Des programmes sans moyens
Finalement , Joëlle Alazard juge ces nouveaux programmes « cafouilleux » là ou Déborah Caquet parle de programmes « décevants« . Reste maintenant à les appliquer. Et là l’adjectif « cafouilleux » s’applique bien. Conformément à l’annonce présidentielle, l’horaire d’EMC doit être doublé dès la rentrée 2024. Mais comment faire ? Au ministère on nous promet qu’on ne touchera pas aux horaires d’histoire-géographie. Dans ce cas où trouver la demi-heure hebdomadaire supplémentaire ? L’entourage de la ministre nous dit qu’elle pourrait être prise sur « les 18 heures de projets pédagogiques complémentaires« . Mais ces heures n’existent que dans le premier degré. Et elles sont destinées à de l’aide pédagogique pour les élèves les plus en difficulté.

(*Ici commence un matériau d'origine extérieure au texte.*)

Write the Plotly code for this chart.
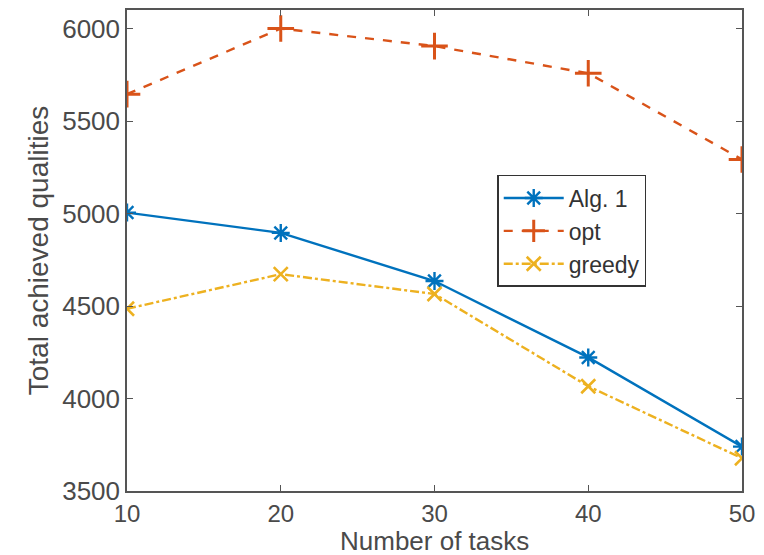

Dans le second degré à quelques mois de l’application de la mesure on ne sait toujours pas comment sera financée l’horaire d’EMC. Les dotations horaires des établissements sont arrivées et elles ne prévoient pas de nouvelles heures pour l’EMC.
« C’est le problème des annonces politiques et des promesses non tenues« , nous dit J. Alazard. « Il faudrait des classes moins chargées. Or les dotations horaires sont généralement en baisse. L’horaire n’est pas budgeté. Comment effectuer le dédoublement ? Au détriment de qui ? ». Le Pacte a déjà créé des tensions dans les établissements. Le nouveau programme d’EMC pourrait les raviver. Dans son glissement à droite, le gouvernement s’est emparé d’un thème qu’il juge, comme bien d’autres avant lui, porteur politiquement. Mais qu’il n’assume pas.